— Exercise goal —
Count lines holding the word "chart". Only the number is wanted.

— Provided material —
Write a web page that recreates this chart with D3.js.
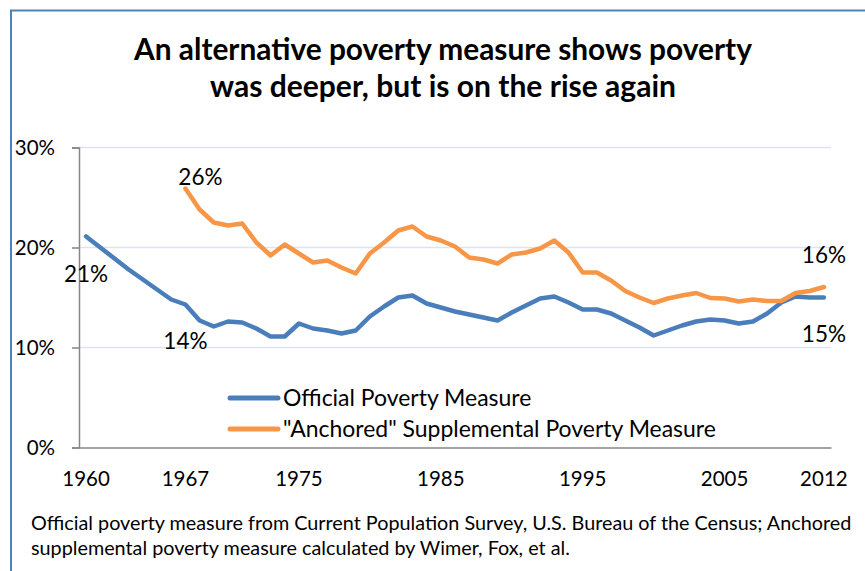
<!DOCTYPE html>
<html><head><meta charset="utf-8">
<script src="https://cdn.jsdelivr.net/npm/d3@7"></script>
<style>
html,body{margin:0;padding:0;background:#fff;}
svg{display:block;font-family:Lato,"Open Sans",sans-serif;}
</style></head>
<body>
<svg id="chart" width="865" height="571"></svg>
<script>
const years = d3.range(1960, 2013);
const official = [21.1,20.0,18.9,17.8,16.8,15.8,14.8,14.3,12.7,12.1,
  12.6,12.5,11.9,11.1,11.1,12.4,11.9,11.7,11.4,11.7,
  13.1,14.1,15.0,15.2,14.4,14.0,13.6,13.3,13.0,12.7,
  13.5,14.2,14.9,15.1,14.5,13.8,13.8,13.4,12.7,12.0,
  11.2,11.7,12.2,12.6,12.8,12.7,12.4,12.6,13.4,14.5,
  15.1,15.0,15.0];
const anchored = [null,null,null,null,null,null,null,25.9,23.8,22.5,
  22.2,22.4,20.5,19.2,20.3,19.4,18.5,18.7,18.0,17.4,
  19.4,20.5,21.7,22.1,21.1,20.7,20.1,19.0,18.8,18.4,
  19.3,19.5,19.9,20.7,19.5,17.5,17.5,16.7,15.65,15.0,
  14.45,14.9,15.2,15.45,14.95,14.9,14.6,14.8,14.65,14.65,
  15.45,15.65,16.05];
const xTickYears = [1960,1967,1975,1985,1995,2005,2012];
const yTicks = [0,10,20,30];
const seriesNames = ["Official Poverty Measure","\"Anchored\" Supplemental Poverty Measure"];
const colors = ["#4a7ebb","#f79646"];
const titleLines = ["An alternative poverty measure shows poverty","was deeper, but is on the rise again"];
const noteLines = ["Official poverty measure from Current Population Survey, U.S. Bureau of the Census; Anchored","supplemental poverty measure calculated by Wimer, Fox, et al."];
const labelYears = [1960,1967,1967,2012,2012];
const labelSeries = [0,1,0,1,0];
const labelTexts = ["21%","26%","14%","16%","15%"];

const svg = d3.select("#chart");
const x = d3.scaleBand().domain(years).range([79, 831]);
const xc = yr => x(yr) + x.bandwidth()/2;
const y = d3.scaleLinear().domain([0,30]).range([447.5,147.5]);

function fit(sel, target){
  const w = sel.node().getComputedTextLength();
  const fs = parseFloat(sel.attr("font-size"));
  const nf = fs*target/w;
  sel.attr("font-size", nf.toFixed(2));
  return nf;
}

// border
svg.append("path").attr("d","M11,571 V10.5 H865").attr("fill","none")
  .attr("stroke","#4f81bd").attr("stroke-width",2);

// title
const tl = [{t:titleLines[0], y:60, w:618},{t:titleLines[1], y:97, w:466}];
tl.forEach(d=>{
  const s = svg.append("text").attr("x",443).attr("y",d.y).attr("text-anchor","middle")
    .attr("font-weight","bold").attr("font-size",27).attr("fill","#000").text(d.t);
  fit(s, d.w);
});

// gridlines
svg.append("g").selectAll("line").data(yTicks.filter(t=>t>0)).join("line")
  .attr("x1",79).attr("x2",831).attr("y1",d=>y(d)).attr("y2",d=>y(d))
  .attr("stroke","#dce4f0").attr("stroke-width",1.5);

// y axis
const yAxis = d3.axisLeft(y).tickValues(yTicks).tickSize(7).tickFormat(d=>d+"%");
const gy = svg.append("g").attr("transform","translate(79,0)").call(yAxis);
gy.select(".domain").attr("stroke","#868686").attr("stroke-width",1.5);
gy.selectAll(".tick line").attr("stroke","#868686").attr("stroke-width",1.5);
gy.selectAll(".tick text").attr("font-size",20.5).attr("font-family","Lato").attr("fill","#000")
  .attr("x",-24).attr("dy","0.35em");

// x axis
const xAxis = d3.axisBottom(x).tickValues(xTickYears).tickSize(0).tickFormat(d=>String(d));
const gx = svg.append("g").attr("transform","translate(0,447.5)").call(xAxis);
gx.select(".domain").attr("stroke","#868686").attr("stroke-width",1.5);
gx.selectAll(".tick text").attr("font-size",20.5).attr("font-family","Lato").attr("fill","#000")
  .attr("y",31).attr("dy","0.35em");

// lines
const seriesData = [official, anchored];
const line = d3.line().defined(d=>d.v!=null).x(d=>xc(d.yr)).y(d=>y(d.v));
seriesData.forEach((arr,i)=>{
  svg.append("path").datum(years.map((yr,j)=>({yr, v:arr[j]})))
    .attr("fill","none").attr("stroke",colors[i]).attr("stroke-width",4.5)
    .attr("stroke-linejoin","round").attr("stroke-linecap","round").attr("d",line);
});

// data labels (offsets from point: dx, dy to baseline)
const labelOffsets = [[0,45],[15,-4],[0,44.5],[0,-24],[0,44]];
labelTexts.forEach((t,k)=>{
  const v = seriesData[labelSeries[k]][years.indexOf(labelYears[k])];
  svg.append("text").attr("x",xc(labelYears[k])+labelOffsets[k][0])
    .attr("y",y(v)+labelOffsets[k][1]).attr("text-anchor","middle")
    .attr("font-size",22.5).attr("fill","#000").text(t);
});

// legend
let legFs = 20;
seriesNames.forEach((n,i)=>{
  const ly = 398 + i*31;
  svg.append("line").attr("x1",230).attr("x2",278).attr("y1",ly).attr("y2",ly)
    .attr("stroke",colors[i]).attr("stroke-width",5).attr("stroke-linecap","round");
  svg.append("text").attr("class","legtext").attr("x",283).attr("y",ly).attr("dy","0.35em")
    .attr("font-size",20).attr("fill","#000").text(n);
});
const lt = svg.selectAll(".legtext");
legFs = fit(d3.select(lt.nodes()[1]), 433);
lt.attr("font-size", legFs.toFixed(2));

// footnote
const n0 = svg.append("text").attr("x",31).attr("y",523).attr("dy","0.35em")
  .attr("font-size",17).attr("fill","#000").text(noteLines[0]);
const nfs = fit(n0, 821);
svg.append("text").attr("x",31).attr("y",548).attr("dy","0.35em")
  .attr("font-size",nfs.toFixed(2)).attr("fill","#000").text(noteLines[1]);
</script>
</body></html>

— Final result —
3